The name Agastache comes from the Greek word Aga meaning Many, and Stachys - Ears of Wheat
The large flower spikes which are a favourite with Bees and Butterflies can grow to a height of 900m (36") which makes them ideal for growing as a 'cut flowers'.
The tubular flowers come in colors ranging from white to pink, with some newer hybrids available in red or blue and normally flower from July to October subject to the season.
Although this plant is classified as a hardy perennial it is best treated as a half hardy annual in the UK.
Because of their need for winter protection and full sunshine it is probably best to grow them in containers to allow for moving them as weather conditions dictate.
Like most members of the mint family, they will thrive when given copious amounts of water particularly if grown in containers.
If grown in the border; established plants will not require watering as often.
Adding a 50-75mm (2"-3" )layer of organic mulch on the growing area will keep the soil evenly moist and also help to keep weed growth to a minimum.
Again like mint, it spreads by underground runners, to avoid this contain the root system in a bottomless bucket or similar sunk into the border soil.
They are also prolific self seeders so regularly dead head the plants to avoid this occurrence.

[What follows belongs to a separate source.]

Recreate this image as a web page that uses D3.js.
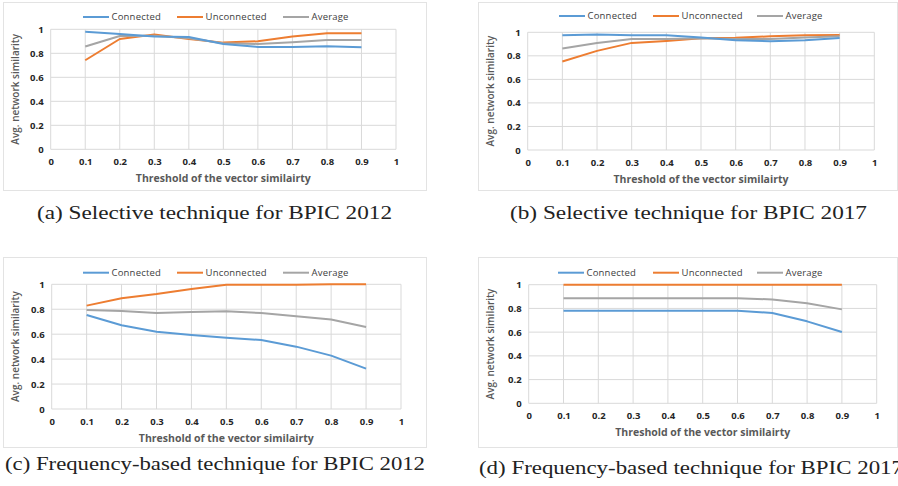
<!DOCTYPE html>
<html>
<head>
<meta charset="utf-8">
<script src="https://cdn.jsdelivr.net/npm/d3@7"></script>
<style>
  body { margin: 0; background: #fff; }
  svg { display: block; }
  .tick text { font-family: "Open Sans", sans-serif; font-weight: bold; font-size: 9.5px; fill: #262626; }
  .legend text { font-family: "Open Sans", sans-serif; font-size: 9.5px; fill: #404040; letter-spacing: 0.2px; }
  .caption { font-family: "Liberation Serif", serif; font-size: 18px; fill: #222; }
</style>
</head>
<body>
<script>
var width = 898, height = 486

// data
var thresholds = [0.1, 0.2, 0.3, 0.4, 0.5, 0.6, 0.7, 0.8, 0.9]
var xTicks = [0, 0.1, 0.2, 0.3, 0.4, 0.5, 0.6, 0.7, 0.8, 0.9, 1]
var yTicks = [0, 0.2, 0.4, 0.6, 0.8, 1]
var seriesNames = ["Connected", "Unconnected", "Average"]
var seriesColors = ["#5b9bd5", "#ed7d31", "#a5a5a5"]
var drawOrder = [1, 2, 0]

var sel2012Connected   = [0.98, 0.96, 0.94, 0.935, 0.878, 0.853, 0.853, 0.858, 0.85]
var sel2012Unconnected = [0.742, 0.919, 0.956, 0.919, 0.889, 0.90, 0.94, 0.967, 0.967]
var sel2012Average     = [0.856, 0.944, 0.947, 0.925, 0.883, 0.878, 0.892, 0.911, 0.911]

var sel2017Connected   = [0.975, 0.982, 0.975, 0.975, 0.955, 0.932, 0.924, 0.932, 0.952]
var sel2017Unconnected = [0.752, 0.842, 0.91, 0.927, 0.95, 0.953, 0.966, 0.975, 0.978]
var sel2017Average     = [0.862, 0.91, 0.944, 0.944, 0.95, 0.944, 0.944, 0.956, 0.966]

var freq2012Connected   = [0.754, 0.671, 0.62, 0.594, 0.572, 0.553, 0.50, 0.428, 0.324]
var freq2012Unconnected = [0.829, 0.888, 0.922, 0.963, 0.997, 0.997, 0.997, 1.0, 1.0]
var freq2012Average     = [0.794, 0.786, 0.77, 0.778, 0.783, 0.77, 0.743, 0.717, 0.658]

var freq2017Connected   = [0.781, 0.781, 0.781, 0.781, 0.781, 0.781, 0.761, 0.691, 0.601]
var freq2017Unconnected = [1, 1, 1, 1, 1, 1, 1, 1, 1]
var freq2017Average     = [0.885, 0.885, 0.885, 0.885, 0.885, 0.885, 0.876, 0.843, 0.792]

var captions = [
    "(a) Selective technique for BPIC 2012",
    "(b) Selective technique for BPIC 2017",
    "(c) Frequency-based technique for BPIC 2012",
    "(d) Frequency-based technique for BPIC 2017"
]

// layout of the four panels
var panels = [
    {series: [sel2012Connected, sel2012Unconnected, sel2012Average],
     frame: [3, 2, 423, 188], plot: [50.7, 396, 29.3, 149.3], legend: [83, 177, 283], legendY: 17,
     cap: [37, 219, 355]},
    {series: [sel2017Connected, sel2017Unconnected, sel2017Average],
     frame: [478, 2, 419, 188], plot: [527.7, 874.3, 32.3, 150], legend: [559, 653, 757], legendY: 16,
     cap: [510, 219, 357]},
    {series: [freq2012Connected, freq2012Unconnected, freq2012Average],
     frame: [3, 257, 423, 190], plot: [51.7, 401, 284.3, 409], legend: [83, 177, 283], legendY: 272.7,
     cap: [5, 470, 420]},
    {series: [freq2017Connected, freq2017Unconnected, freq2017Average],
     frame: [478, 257, 419, 190], plot: [528.7, 876.7, 284.7, 403.3], legend: [558, 653, 757], legendY: 272.7,
     cap: [479, 474, 424]}
]

var svg = d3.select("body").append("svg")
    .attr("width", width)
    .attr("height", height)

var tickFmt = function (d) { return String(+d.toFixed(1)) }

panels.forEach(function (p, i) {
    var g = svg.append("g")

    g.append("rect")
        .attr("x", p.frame[0] + 0.5)
        .attr("y", p.frame[1] + 0.5)
        .attr("width", p.frame[2])
        .attr("height", p.frame[3])
        .attr("fill", "#fff")
        .attr("stroke", "#e3e3e3")

    var x = d3.scaleLinear().domain([0, 1]).range([p.plot[0], p.plot[1]])
    var y = d3.scaleLinear().domain([0, 1]).range([p.plot[3], p.plot[2]])

    // gridlines
    g.append("g").selectAll("line")
        .data(yTicks)
        .enter().append("line")
        .attr("x1", x(0)).attr("x2", x(1))
        .attr("y1", y).attr("y2", y)
        .attr("stroke", "#d9d9d9")
    g.append("g").selectAll("line")
        .data(xTicks)
        .enter().append("line")
        .attr("x1", x).attr("x2", x)
        .attr("y1", y(0)).attr("y2", y(1))
        .attr("stroke", "#d9d9d9")

    var xAxis = g.append("g")
        .attr("transform", "translate(0," + y(0) + ")")
        .call(d3.axisBottom(x).tickValues(xTicks).tickSize(0).tickPadding(9).tickFormat(tickFmt))
    xAxis.select(".domain").remove()

    var yAxis = g.append("g")
        .attr("transform", "translate(" + x(0) + ",0)")
        .call(d3.axisLeft(y).tickValues(yTicks).tickSize(0).tickPadding(7).tickFormat(tickFmt))
    yAxis.select(".domain").remove()

    var line = d3.line()
        .x(function (d, j) { return x(thresholds[j]) })
        .y(function (d) { return y(d) })

    // Connected drawn last so it sits on top like the original
    drawOrder.forEach(function (s) {
        g.append("path")
            .datum(p.series[s])
            .attr("fill", "none")
            .attr("stroke", seriesColors[s])
            .attr("stroke-width", 2)
            .attr("stroke-linejoin", "round")
            .attr("d", line)
    })

    // legend
    var legend = g.append("g").attr("class", "legend")
    seriesNames.forEach(function (name, s) {
        legend.append("line")
            .attr("x1", p.legend[s]).attr("x2", p.legend[s] + 26)
            .attr("y1", p.legendY).attr("y2", p.legendY)
            .attr("stroke", seriesColors[s])
            .attr("stroke-width", 2)
        legend.append("text")
            .attr("x", p.legend[s] + 28.5)
            .attr("y", p.legendY + 3.3)
            .text(name)
    })

    // axis titles
    g.append("text")
        .attr("x", (p.plot[0] + p.plot[1]) / 2)
        .attr("y", y(0) + 33)
        .attr("text-anchor", "middle")
        .style("font-family", "Open Sans, sans-serif")
        .style("font-weight", "bold")
        .style("font-size", "10.5px")
        .style("fill", "#595959")
        .text("Threshold of the vector similairty")

    g.append("text")
        .attr("transform", "translate(" + (p.frame[0] + 16) + "," + (p.plot[2] + p.plot[3]) / 2 + ") rotate(-90)")
        .attr("text-anchor", "middle")
        .style("font-family", "Open Sans, sans-serif")
        .style("font-weight", "600")
        .style("font-size", "10px")
        .style("fill", "#595959")
        .text("Avg. network similarity")

    svg.append("text")
        .attr("class", "caption")
        .attr("x", p.cap[0])
        .attr("y", p.cap[1])
        .attr("textLength", p.cap[2])
        .attr("lengthAdjust", "spacingAndGlyphs")
        .text(captions[i])
})
</script>
</body>
</html>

Week 10: Sow seed in trays of seed compost and germinate at a temperature of 21°C (70°F)
Germination should take about 7-10 days.
Every three to four years divide established plants at this time of the year, or alternatively, take root cuttings to increase stock.
Replant the divisions, making sure that each contains a bit of roots and a bit of top growth.
Week 13-15: Prick out seedlings when they are large enough to handle, and gradually harden them off in a frost free coldframe until planting out time.
Week 21: Plant out approximately 300mm (12") apart in full sun to very light shade in well drained fertile soil if weather conditions allow.